Although obesity is generally considered a health hazard, results from several prospective and metabolic studies have shown that it is not the absolute excess of adipose tissue that is associated with an increased prevalence of diabetes, hypertension, hyperlipidaemia and cardiovascular disease, but rather the regional distribution of body fat. Abdominal fatness caused by excess fat around the intestines (known as visceral fat) rather than caused by fat located under the abdominal skin (known as subcutaneous fat) is particularly harmful.

Abdominal fat, irrespective of body size, will predispose to such conditions.

Compared with subcutaneous fat, visceral fat has more cells per unit, higher blood flow, more glucocorticoid (cortisol) receptors, possibly more androgen receptors and greater catecholamine-induced lipolysis. The average woman has a size 10 top and 14 bottom = pear shape. The more pear shaped, the greater the sensitivity to effects of estrogen; weight tends to be gained first on the hips and lost last from the hips and thighs. Fat cells in lower body are larger and have more lipogenic storage enzymes.

The WHR is not closely related to total body fat (r=0.39) but it has fairly close relationships with the amount of visceral adipose tissue in men (r=0.5 to 0.8).

The simplest measure that reflects body type is waist to hip ratio (WHR), which is calculated by dividing the waist/abdominal circumference by the hip circumference (greatest gluteal protuberance). WHR has been measured differently by various researchers, but they have all been found to have similar predictive strength in relation to lipid and carbohydrate metabolism:

1. minimal waist & maximal hip ; 2. maximal umbilical & greater trochanter ; 3. abdominal (midway between iliac crest/hip bone and lowest rib margin) maximal hip circumference (greatest gluteal protuberance)

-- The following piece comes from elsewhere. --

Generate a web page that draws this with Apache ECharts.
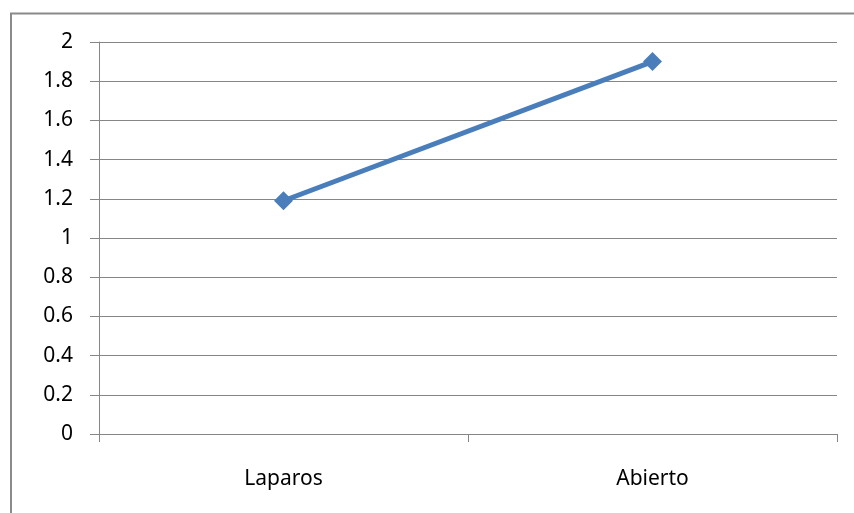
<!DOCTYPE html>
<html>
<head>
<meta charset="utf-8">
<script src="https://cdn.jsdelivr.net/npm/echarts@6/dist/echarts.min.js"></script>
<style>html,body{margin:0;padding:0;background:#fff;}#c{width:854px;height:513px;}</style>
</head>
<body>
<div id="c"></div>
<script>
const categories = ['Laparos', 'Abierto'];
const values = [1.19, 1.9];
const yTicks = { min: 0, max: 2, interval: 0.2 };

const chart = echarts.init(document.getElementById('c'), null, { renderer: 'canvas' });
const font = '"Noto Sans", "Open Sans", sans-serif';
chart.setOption({
  animation: false,
  backgroundColor: '#fff',
  graphic: [{
    type: 'rect',
    shape: { x: 11, y: 13.5, width: 900, height: 600 },
    style: { fill: 'none', stroke: '#8a8a8a', lineWidth: 2 },
    silent: true
  }],
  grid: { left: 99, right: 17, top: 42, bottom: 79 },
  xAxis: {
    type: 'category',
    data: categories,
    boundaryGap: true,
    axisLine: { lineStyle: { color: '#868686', width: 1 } },
    axisTick: { show: true, length: 8, lineStyle: { color: '#868686' } },
    axisLabel: { color: '#000', fontFamily: font, fontSize: 21, margin: 35 },
    splitLine: { show: false }
  },
  yAxis: {
    type: 'value',
    min: yTicks.min, max: yTicks.max, interval: yTicks.interval,
    axisLine: { show: true, lineStyle: { color: '#868686', width: 1 } },
    axisTick: { show: true, length: 9, lineStyle: { color: '#868686' } },
    axisLabel: {
      color: '#000', fontFamily: font, fontSize: 21, margin: 26,
      formatter: v => String(Math.round(v * 10) / 10)
    },
    splitLine: { show: true, lineStyle: { color: '#868686', width: 1 } }
  },
  series: [{
    type: 'line',
    data: values,
    symbol: 'diamond',
    symbolSize: 19,
    lineStyle: { color: '#4a7ebb', width: 5 },
    itemStyle: { color: '#4a7ebb' }
  }]
});
</script>
</body>
</html>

The maximal umbilical and greater trochanter have been used successfully in many populations (including Chinese, Greek, Indian, Anglo-Celtic elderly) by researchers in the International Health & Development Unit at Monash University to describe abdominal obesity.

The last measure (also known as the abdominal hip ratio) has been recommended recently by the World Health Organisation in order to standardise all future measurements. WHR greater than 0.9 for men and 0.8 for women indicates central or android fat distribution. If the WHR is accompanied by a high body mass index (>25) this will compound the risk for morbidity and mortality.



Recent research has shown that abdominal circumference is a better predictor of health risks than BMI and waist hip ratio. Waist circumference is measured at the narrowest circumference between the lower border of the ribs and the upper border of the iliac crest. Increased waist circumference is associated with an increased risk of type2 diabetes, dyslipidaemia, hypertension and cerebrovascular disease in patients with BMIs over 25.

In ethnic groups where the build is slight, such as in many Asian countries, a lesser degree of abdominal fatness may still put the person at risk of developing chronic diseases, especially if BMI is over 23.